Жизнеописание строптивого бухарца | страница 64
— Смотрите, как правильно он написал, это надо сохранить в музыкальном сундучке рядом с реликвиями семьи! — восторгам взрослых нет конца, а он стоит смущенный, как пойманный на недозволенном, — а ведь действительно, стоило ему нарушить всякие правила обучения — копирование, слепое подражание начертанному мамой: «Не отвлекайся, не пиши отсебятины», как все получилось хорошо: и родители довольны, и цветок — он тайно надеется на это — спасен.
А семь человеческих дел, о которых говорила бабушка, — рождение, мужество, ремесло, женитьба, отцовство, война, болезнь. Жизнь проходит от одного дела к другому, и то, как человек достойно идет через это, и делает его судьбу непохожей. Смерть, уход тоже дело, но дело тайное, неначертанное, может, потому, что трудно отделить его от рождения, рождение есть начало превращения для нового рождения, — это носят в себе как память и деревья и бабочки, и «человек должен уметь с достоинством уйти, боится же ухода тот, кто в суете растерял душу, а она бьется во все окна и не может найти дорогу домой», — говорила бабушка, тихо беседуя с зеленоглазкой. В последние дни к ней часто наведывалась эта маленькая, вся черная и старая женщина со странными глазами, которую все называли «тутамулло–и–чаш–микабут» [12]. Понял Душан, что делом ее было ходить ко всем старым больным людям и утешать их, подготавливая к уходу, хотя сама она не меньше других нуждалась в участии, ибо прожила уже восемьдесят два года. Может быть, такая бесстрастная и терпеливая перед лицом чужой старости, она страшится своей, и те слова, которые она находит для других, кажутся неискренними и неубедительными, когда думает она о себе. Может, и зеленоглазка принимает у себя тайно утешительницу более знающую и терпеливую, а к той, в свою очередь, участлива другая — и вот так не связывают ли часы утешения всех живущих одной судьбой?
Но, видно, бабушка не нуждалась в утешении, за долгие свои дни она все обдумала и поняла и теперь сидела со спокойным лицом напротив зеленоглазки и молчала.
Они часто сидели так в молчании, даже чай не пили, боясь, видно, звоном чашек вспугнуть ту особую, густую атмосферу комнаты, которая окружала их ушедшие в себя, отрешенные фигуры. Так могли они молчать многозначительно час и два и только перед расставанием обменивались любезностями и пожеланиями, такими же короткими, как и при встрече.
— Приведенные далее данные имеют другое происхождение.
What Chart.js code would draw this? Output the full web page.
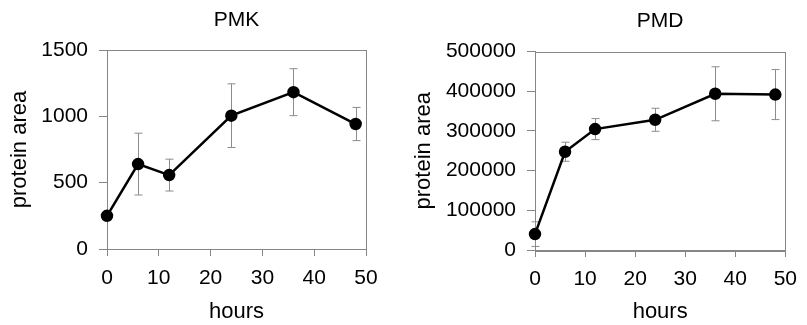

Не понимал Душан: неужели бабушке и зеленоглазке достаточно было просто посидеть рядом, бессловесно, чтобы сказать обо всем? Или, может, у тех, кто к старости делается молчаливым, появляется свой «птичий язык», благодаря которому окружающие не слышат то, что должно быть тайной уходящей и утешительницы? По тому, как бабушка и зеленоглазка прощались любезно у ворот, видно было, что, не произнеся ни одного слова в час свидания, они все же сумели поговорить о многом, а теперь расстаются до следующего раза довольные тем, что никто из родных ничего не понял из их беседы. Душан даже подумал, что, может быть, давно зеленоглазка была пчелой или вороной, уходила уже из этого мира, чтобы вернуться, превратившись в человека, — и вот когда она рождалась, солнце не тем краем глянуло ей в глаза, и они получились зелеными.